Central to this work is a striking empirical observation: a substantial majority of pre-500 BCE monumental structures — spanning continents and cultures — exhibit a preferential alignment toward a common geographic locus. This pattern, termed obsequience, resists explanation under conventional astronomical or cultural models, yet emerges naturally under the framework proposed herein. The author proposes that this geographic locus is a former true north pole around which the Earth rotated in antiquity — observed and heavily documented by ancient cultures worldwide.
The theory further engages longstanding archaeological anomalies, including the architectural precision and geospatial relationships of the Great Pyramid of Khufu and the debated oceanic-inundation erosion patterns of the Pyramid of Khafre, exploring whether these features reflect conditions and reference frames different from those observed today.
In the modern era, the model extends beyond retrospective interpretation into forward prediction.

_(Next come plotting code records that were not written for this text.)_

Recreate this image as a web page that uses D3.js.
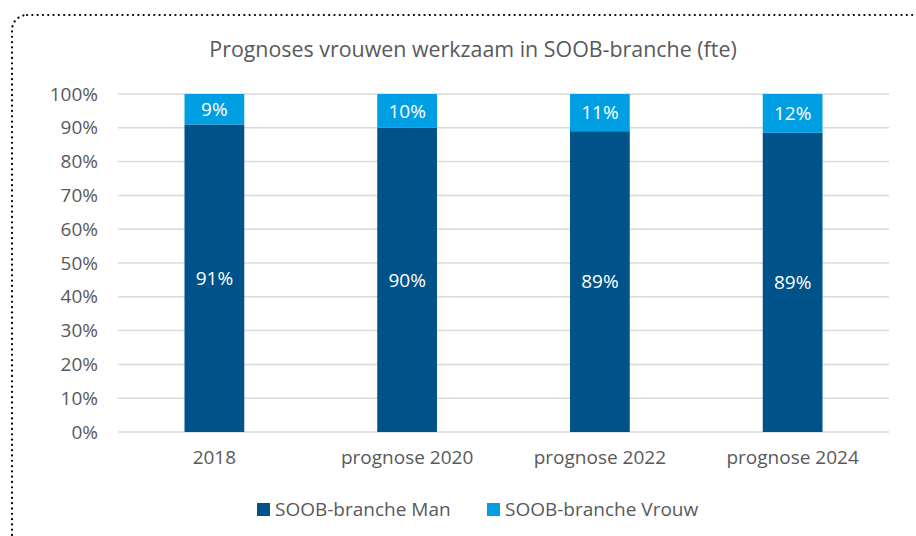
<!DOCTYPE html>
<html>
<head>
<meta charset="utf-8">
<script src="https://cdn.jsdelivr.net/npm/d3@7"></script>
<style>
  body { margin: 0; background: #fff; }
  svg { display: block; font-family: "Open Sans", sans-serif; }
</style>
</head>
<body>
<svg id="canvas" width="916" height="536"></svg>
<script>
const categories = ['2018', 'prognose 2020', 'prognose 2022', 'prognose 2024'];
const manValues = [91, 90, 89, 88.5];
const vrouwValues = [9, 10, 11, 11.5];
const seriesNames = ['SOOB-branche Man', 'SOOB-branche Vrouw'];
const yTicks = [0, 10, 20, 30, 40, 50, 60, 70, 80, 90, 100];

const colors = ['#00538a', '#009fe3'];
const textColor = '#595959';
const font = '"Open Sans", sans-serif';

const svg = d3.select('#canvas');

// dotted frame, only the top-left corner is visible
svg.append('rect')
  .attr('x', 12).attr('y', 15)
  .attr('width', 960).attr('height', 600)
  .attr('rx', 15)
  .attr('fill', 'none')
  .attr('stroke', '#000')
  .attr('stroke-width', 2.2)
  .attr('stroke-linecap', 'round')
  .attr('stroke-dasharray', '0.1 5.2');

svg.append('text')
  .attr('x', 473).attr('y', 57)
  .attr('text-anchor', 'middle')
  .attr('fill', textColor)
  .attr('font-size', 21.4)
  .text('Prognoses vrouwen werkzaam in SOOB-branche (fte)');

const margin = { left: 118, right: 27, top: 94, bottom: 104 };
const width = 916 - margin.left - margin.right;
const height = 536 - margin.top - margin.bottom;

const g = svg.append('g').attr('transform', `translate(${margin.left},${margin.top})`);

const x = d3.scaleBand().domain(categories).range([0, width]).paddingInner(0.69).paddingOuter(0.345);
const y = d3.scaleLinear().domain([0, 100]).range([height, 0]);

// gridlines
g.append('g')
  .selectAll('line')
  .data(yTicks)
  .enter().append('line')
  .attr('x1', 0).attr('x2', width)
  .attr('y1', d => y(d)).attr('y2', d => y(d))
  .attr('stroke', '#d9d9d9')
  .attr('stroke-width', 1.5);

const yAxis = g.append('g')
  .call(d3.axisLeft(y).tickValues(yTicks).tickFormat(d => d + '%').tickSize(0).tickPadding(20));
yAxis.select('.domain').remove();
yAxis.selectAll('text').attr('fill', textColor).attr('font-size', 19).attr('font-family', font);

const xAxis = g.append('g')
  .attr('transform', `translate(0,${height})`)
  .call(d3.axisBottom(x).tickSize(0).tickPadding(19));
xAxis.select('.domain').remove();
xAxis.selectAll('text').attr('fill', textColor).attr('font-size', 19).attr('font-family', font);

const table = categories.map((c, i) => ({ category: c, man: manValues[i], vrouw: vrouwValues[i] }));
const stacked = d3.stack().keys(['man', 'vrouw'])(table);

const layer = g.selectAll('.layer')
  .data(stacked)
  .enter().append('g')
  .attr('class', 'layer')
  .attr('fill', (d, i) => colors[i]);

layer.selectAll('rect')
  .data(d => d)
  .enter().append('rect')
  .attr('x', d => x(d.data.category))
  .attr('y', d => y(d[1]))
  .attr('width', x.bandwidth())
  .attr('height', d => y(d[0]) - y(d[1]));

layer.selectAll('text')
  .data(d => d)
  .enter().append('text')
  .attr('x', d => x(d.data.category) + x.bandwidth() / 2)
  .attr('y', d => (y(d[0]) + y(d[1])) / 2)
  .attr('dy', '0.35em')
  .attr('text-anchor', 'middle')
  .attr('fill', '#fff')
  .attr('font-size', 19)
  .text(d => Math.round(d[1] - d[0]) + '%');

// legend
const legendX = [257, 487];
const legend = svg.append('g')
  .selectAll('g')
  .data(seriesNames)
  .enter().append('g')
  .attr('transform', (d, i) => `translate(${legendX[i]},503)`);

legend.append('rect')
  .attr('width', 13).attr('height', 13)
  .attr('fill', (d, i) => colors[i]);

legend.append('text')
  .attr('x', 18).attr('y', 6.5)
  .attr('dy', '0.35em')
  .attr('fill', textColor)
  .attr('font-size', 19)
  .text(d => d);
</script>
</body>
</html>
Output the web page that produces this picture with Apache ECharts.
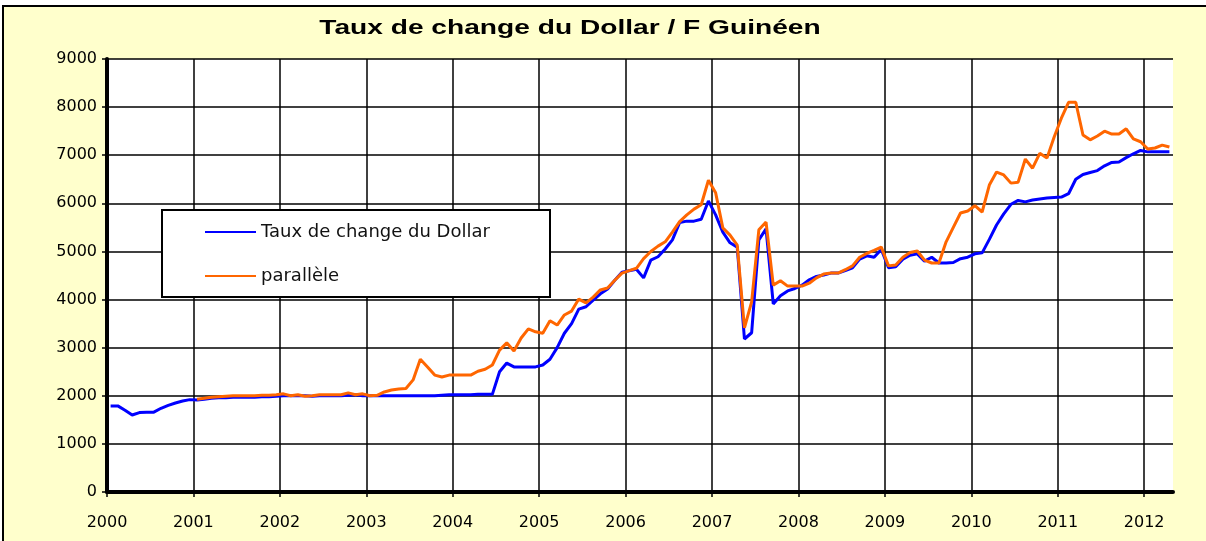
<!DOCTYPE html>
<html>
<head>
<meta charset="utf-8">
<script src="https://cdn.jsdelivr.net/npm/echarts@6/dist/echarts.min.js"></script>
<style>
html,body{margin:0;padding:0;background:#fff;}
#chart{width:1206px;height:541px;}
</style>
</head>
<body>
<div id="chart"></div>
<script>
// ---- DATA ----
const titleText = 'Taux de change du Dollar / F Guinéen';
const seriesNames = ['Taux de change du Dollar', 'parallèle'];
const startYear = 2000;
const yearTicks = ['2000','2001','2002','2003','2004','2005','2006','2007','2008','2009','2010','2011','2012'];
// monthly values, Jan 2000 .. Apr 2012
const officialRate = [
  1790,1790,1700,1600,1650,1660,1660,1740,1800,1850,1890,1920,
  1910,1930,1950,1960,1960,1970,1970,1970,1970,1980,1980,1990,
  2000,2000,2000,2000,1990,2000,2000,2000,2000,2010,2020,2000,
  2000,2000,2000,2000,2000,2000,2000,2000,2000,2000,2010,2020,
  2020,2020,2020,2030,2030,2030,2500,2680,2600,2600,2600,2600,
  2640,2760,3000,3300,3500,3800,3850,3990,4120,4220,4400,4570,
  4600,4630,4450,4820,4890,5050,5240,5600,5630,5630,5670,6050,
  5760,5400,5180,5090,3180,3310,5240,5470,3910,4080,4180,4230,
  4300,4410,4480,4510,4550,4550,4600,4660,4840,4910,4880,5040,
  4660,4680,4840,4920,4950,4800,4880,4760,4760,4770,4850,4880,
  4950,4970,5250,5550,5780,5980,6060,6030,6070,6090,6110,6120,
  6130,6200,6500,6600,6640,6680,6780,6850,6860,6950,7030,7100,
  7070,7070,7070,7070
];
const parallelRate = [
  null,null,null,null,null,null,null,null,null,null,null,null,
  1930,1950,1970,1980,1990,2000,2000,2000,2000,2010,2010,2020,
  2040,2000,2020,1990,2000,2020,2020,2020,2020,2060,2020,2040,
  2000,2010,2080,2120,2140,2150,2330,2760,2600,2430,2390,2430,
  2430,2430,2430,2510,2550,2640,2950,3100,2930,3200,3390,3330,
  3300,3560,3470,3680,3760,4010,3930,4050,4200,4240,4400,4550,
  4600,4650,4850,5000,5110,5200,5400,5620,5760,5880,5970,6480,
  6220,5490,5340,5130,3410,3950,5450,5610,4300,4390,4280,4280,
  4280,4340,4450,4530,4550,4550,4620,4700,4880,4960,5020,5090,
  4700,4720,4880,4980,5010,4820,4760,4760,5200,5500,5800,5840,
  5950,5820,6380,6650,6590,6420,6440,6920,6730,7040,6940,7380,
  7770,8100,8100,7420,7320,7400,7500,7440,7440,7550,7340,7280,
  7130,7150,7210,7170
];
const yMin = 0, yMax = 9000, yStep = 1000;

// ---- BUILD ----
const nMonths = officialRate.length;
const monthPos = officialRate.map((_, i) => startYear + (i + 0.5) / 12);
const toPairs = arr => arr.map((v, i) => [monthPos[i], v]);

const chart = echarts.init(document.getElementById('chart'), null, {renderer: 'canvas'});
const labelFont = 'DejaVu Sans';
chart.setOption({
  animation: false,
  backgroundColor: '#fff',
  graphic: [
    {type: 'rect', z: -100, silent: true,
     shape: {x: 3, y: 6, width: 1300, height: 600},
     style: {fill: '#FFFFCC', stroke: '#000', lineWidth: 2}},
    {type: 'text', z: 10, x: 570, y: 28, scaleX: 1.34, silent: true,
     style: {text: titleText, font: 'bold 21px "Liberation Sans", Arial, sans-serif',
             fill: '#000', textAlign: 'center', textVerticalAlign: 'middle'}}
  ],
  grid: {left: 107, right: 33, top: 59, bottom: 49, show: true,
         backgroundColor: '#fff', borderWidth: 0},
  legend: {
    orient: 'vertical', left: 162, top: 210,
    backgroundColor: '#fff', borderColor: '#000', borderWidth: 2, borderRadius: 0,
    padding: [12, 19, 11, 43],
    icon: 'rect',
    itemWidth: 51, itemHeight: 2, itemGap: 24,
    selectedMode: false,
    textStyle: {fontFamily: labelFont, fontSize: 18, lineHeight: 20, height: 20,
                color: '#111', width: 270},
    data: seriesNames
  },
  xAxis: {
    type: 'value', min: startYear, max: startYear + nMonths / 12, interval: 1,
    axisLine: {show: true, lineStyle: {color: '#000', width: 4}},
    axisTick: {show: true, length: 5, lineStyle: {color: '#000', width: 1.5}},
    splitLine: {show: true, showMaxLine: false, lineStyle: {color: '#000', width: 1.5}},
    axisLabel: {margin: 23, fontFamily: labelFont, fontSize: 16, color: '#000',
      showMaxLabel: false,
      formatter: v => { const k = yearTicks.indexOf(String(Math.round(v))); return (Math.abs(v - Math.round(v)) < 1e-6 && k >= 0) ? yearTicks[k] : ''; }}
  },
  yAxis: {
    type: 'value', min: yMin, max: yMax, interval: yStep,
    axisLine: {show: true, lineStyle: {color: '#000', width: 4}},
    axisTick: {show: true, length: 5, lineStyle: {color: '#000', width: 1.5}},
    splitLine: {show: true, lineStyle: {color: '#000', width: 1.5}},
    axisLabel: {margin: 10, fontFamily: labelFont, fontSize: 16, color: '#000',
      formatter: v => String(v)}
  },
  series: [
    {name: seriesNames[0], type: 'line', symbol: 'none', showSymbol: false,
     data: toPairs(officialRate), color: '#0000FF',
     lineStyle: {width: 3, color: '#0000FF'}, z: 3},
    {name: seriesNames[1], type: 'line', symbol: 'none', showSymbol: false,
     data: toPairs(parallelRate), color: '#FF6600',
     lineStyle: {width: 3, color: '#FF6600'}, z: 4}
  ]
});
</script>
</body>
</html>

Notably, it anticipated a significant transient of heat entering the ocean system from abyssal depths — an event subsequently observed in 2023 through independent oceanographic data. This and other testable forecasts serve as a cornerstone of the theory's methodological posture: observation, formulation, constraint, and auditable prediction.
Rather than asserting finality, this work invites disciplined examination. It lays out its assumptions, competing explanations, and areas of uncertainty with clarity, positioning ECDO Theory as a falsifiable and extensible framework rather than a closed doctrine.
If correct, the implications are profound. The Earth may not be the stable, slowly evolving system it is often presumed to be, but one capable of episodic, system-wide transitions with consequences for climate, geography, and civilization itself.
Inversion is written for readers willing to engage complex evidence and follow it where it leads — across disciplines, across time, and toward a deeper understanding of the dynamic planet we inhabit.